Se entendemos a função das polícias e do exército, sabemos que choques dolorosos e profundos com esses aparatos são inevitáveis. Mas a confraternização entre os soldados e manifestantes depende da determinação muito firme da luta dos trabalhadores. Só quando os soldados percebem que nossa luta é por tudo ou nada, abandonam suas armas. Em 1917, na Rússia, o regimento Volinsky era, no início do ano, um dos mais repressivos e violentos, para no final do ano ser um dos mais disciplinados regimentos revolucionários. Se a revolução tivesse fracassado, ele teria voltado a ser o que era, um braço da repressão.

Trotsky explica em diversos textos a necessidade de organização neste formato:

“OS PIQUETES DE GREVE são as células fundamentais do exército do proletariado. É de lá que é necessário partir. Por ocasião de cada greve e de cada manifestação de rua, é necessário propagar a ideia da necessidade da criação de DESTACAMENTOS OPERÁRIOS DE AUTODEFESA. É necessário inscrever esta palavra-de-ordem no programa da ala revolucionária dos sindicatos. É necessário formar os destacamentos de autodefesa em todo lugar onde for possível, a começar pelas organizações de jovens, e conduzi-los ao manejo das armas. A nova onda do movimento de massas deve servir não somente para aumentar o número desses destacamentos, mas ainda para unificá-los por bairros, cidades, regiões. É necessário lançar a palavra-de-ordem de MILÍCIA OPERÁRIA como a única garantia séria para inviolabilidade das organizações, reuniões e imprensa operárias. É somente graças a um trabalho sistemático, constante, infatigável e corajoso na agitação e propaganda, sempre em relação com a experiência das próprias massas, que se podem extirpar de sua consciência as tradições de docilidade e passividade; educar destacamentos de combatentes heroicos, capazes de dar exemplo a todos os trabalhadores; infligir uma série de  derrotas táticas aos bandos da contrarrevolução; aumentar a confiança em si mesmos dos explorados e oprimidos; desacreditar o fascismo aos olhos da pequena burguesia e abrir o caminho da conquista do poder pelo proletariado. Engels definia o Estado como “destacamento de pessoas armadas”. O ARMAMENTO DO PROLETARIADO é o elemento constituinte indispensável de sua luta emancipadora. Quando o proletariado o quiser, encontrará os caminhos e os meios de armar-se. A direção, também neste domínio, incumbe, naturalmente, às seções da IV Internacional”. (Os piquetes de greve, os destacamentos de combate, a milícia operária, o armamento do proletariado – Programa de Transição da IV Internacional).”

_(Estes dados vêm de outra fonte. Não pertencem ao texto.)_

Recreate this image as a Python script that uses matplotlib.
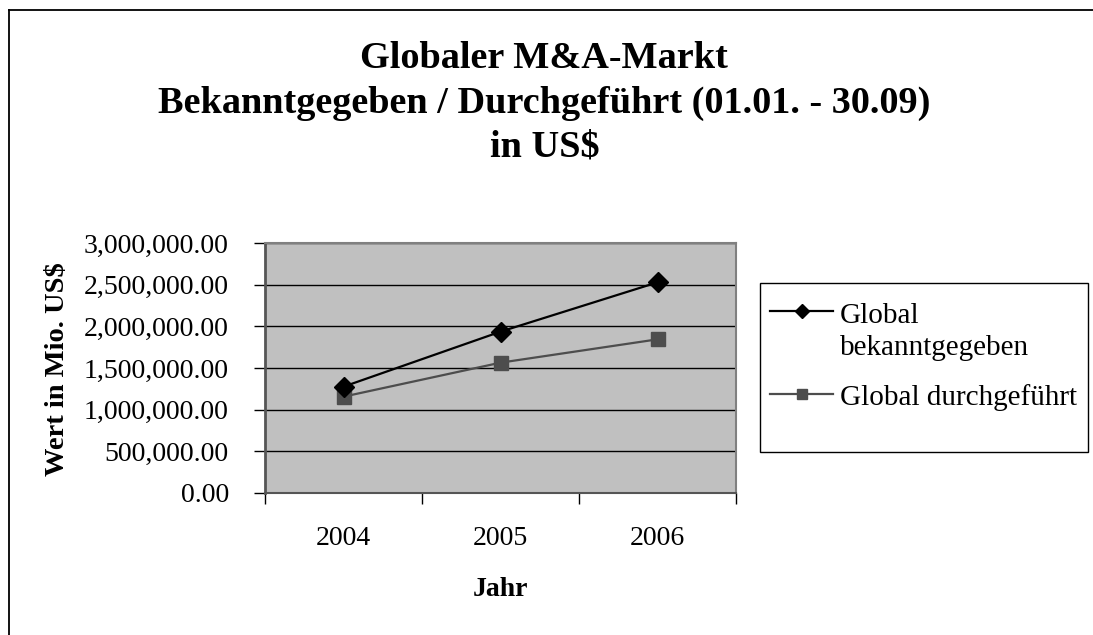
import numpy as np
import matplotlib
matplotlib.use("Agg")
import matplotlib.pyplot as plt
from matplotlib.lines import Line2D
from matplotlib.patches import Rectangle
from matplotlib.ticker import FuncFormatter, FixedLocator

plt.rcParams['font.family'] = ['Liberation Serif', 'DejaVu Serif']

years = ['2004', '2005', '2006']
bekanntgegeben = [1276000, 1936000, 2528000]
durchgefuehrt = [1156000, 1564000, 1844000]
series_names = [['Global', 'bekanntgegeben'], ['Global durchgeführt']]

W, H = 1093, 635
fig = plt.figure(figsize=(W / 100, H / 100), dpi=100)


def fx(px):
    return px / W


def fy(py):
    return 1 - py / H


ax = fig.add_axes([fx(265), fy(493), fx(736) - fx(265), fy(243) - fy(493)])
ax.set_facecolor('#c0c0c0')

x = np.arange(len(years))
styles = [dict(color='black', marker='D', ms=10),
          dict(color='#4d4d4d', marker='s', ms=10)]
ax.plot(x, bekanntgegeben, lw=1.6, markeredgecolor=styles[0]['color'], zorder=4, **styles[0])
ax.plot(x, durchgefuehrt, lw=1.6, markeredgecolor=styles[1]['color'], zorder=3, **styles[1])

ax.set_xlim(-0.5, 2.5)
ax.set_ylim(0, 3000000)
ax.yaxis.set_major_locator(FixedLocator(np.arange(0, 3000001, 500000)))
ax.yaxis.set_major_formatter(FuncFormatter(lambda v, p: '{:,.2f}'.format(v)))
ax.grid(axis='y', color='black', lw=1.0)
ax.set_axisbelow(True)

# ticks between categories, labels at category centres
ax.set_xticks([-0.5, 0.5, 1.5, 2.5])
ax.set_xticklabels([])
ax.set_xticks(x, minor=True)
ax.set_xticklabels(years, minor=True)
ax.tick_params(axis='x', which='major', direction='out', length=8, width=1, color='black')
ax.tick_params(axis='x', which='minor', length=0, pad=24, labelsize=20)
ax.tick_params(axis='y', direction='out', length=8, width=1, color='black', labelsize=20, pad=18)

for side in ['top', 'right']:
    ax.spines[side].set_color('#808080')
    ax.spines[side].set_linewidth(1.5)
ax.spines['left'].set_color('#555555')
ax.spines['left'].set_linewidth(2)
ax.spines['bottom'].set_color('#555555')
ax.spines['bottom'].set_linewidth(1.5)

ax.set_xlabel('Jahr', fontsize=20, fontweight='bold')
ax.xaxis.set_label_coords(0.5, (493 - 590) / 250)
ax.xaxis.label.set_va('center')
ax.set_ylabel('Wert in Mio. US$', fontsize=20.5, fontweight='bold')
ax.yaxis.set_label_coords((58 - 265) / 471, (493 - 369.5) / 250)
ax.yaxis.label.set_va('center')

# title
title_lines = ['Globaler M&A-Markt',
               'Bekanntgegeben / Durchgeführt (01.01. - 30.09)',
               'in US$']
for line, yb in zip(title_lines, [68, 113, 156]):
    fig.text(0.498, fy(yb), line, ha='center', va='baseline', fontsize=27.5, fontweight='bold')

# legend box, handles and text
fig.patches.append(Rectangle((fx(760), fy(452)), fx(328), 169 / H,
                             transform=fig.transFigure, facecolor='white',
                             edgecolor='black', lw=1.0, zorder=1))
handle_y = [311, 394]
text_baselines = [[323, 355], [405]]
for st, hy, names, bases in zip(styles, handle_y, series_names, text_baselines):
    fig.add_artist(Line2D([fx(770), fx(833)], [fy(hy), fy(hy)], transform=fig.transFigure,
                          color=st['color'], lw=1.6))
    fig.add_artist(Line2D([fx(802)], [fy(hy)], transform=fig.transFigure, color=st['color'],
                          marker=st['marker'], ms=7.5, markeredgecolor=st['color']))
    for name, b in zip(names, bases):
        fig.text(fx(840), fy(b), name, ha='left', va='baseline', fontsize=21)

# outer frame (top and left only)
fig.add_artist(Line2D([fx(9), 1], [fy(9.5), fy(9.5)],
                      transform=fig.transFigure, color='black', lw=1.3))
fig.add_artist(Line2D([fx(9), fx(9)], [0, fy(9.5)],
                      transform=fig.transFigure, color='black', lw=1.3))

fig.savefig('out.png', dpi=100)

Quando os soldados, um batalhão ou um regimento, quebra a hierarquia e volta suas armas contra os oficiais ou contra o Estado burguês, o que se tem é o embrião de um exército revolucionário. Quando soldados, ou policiais, decidem em assembleia manifestar-se contra o governo, armados e organizados sob direção de um sindicato, eles não são um batalhão ou um regimento, mas outra coisa: uma milícia armada. E esta continua a ser a única orientação revolucionária em nossos tempos: armamento geral do povo e organizações operárias armadas de autodefesa.

“Não acabou, tem que acabar, eu quero o Fim da Polícia Militar!”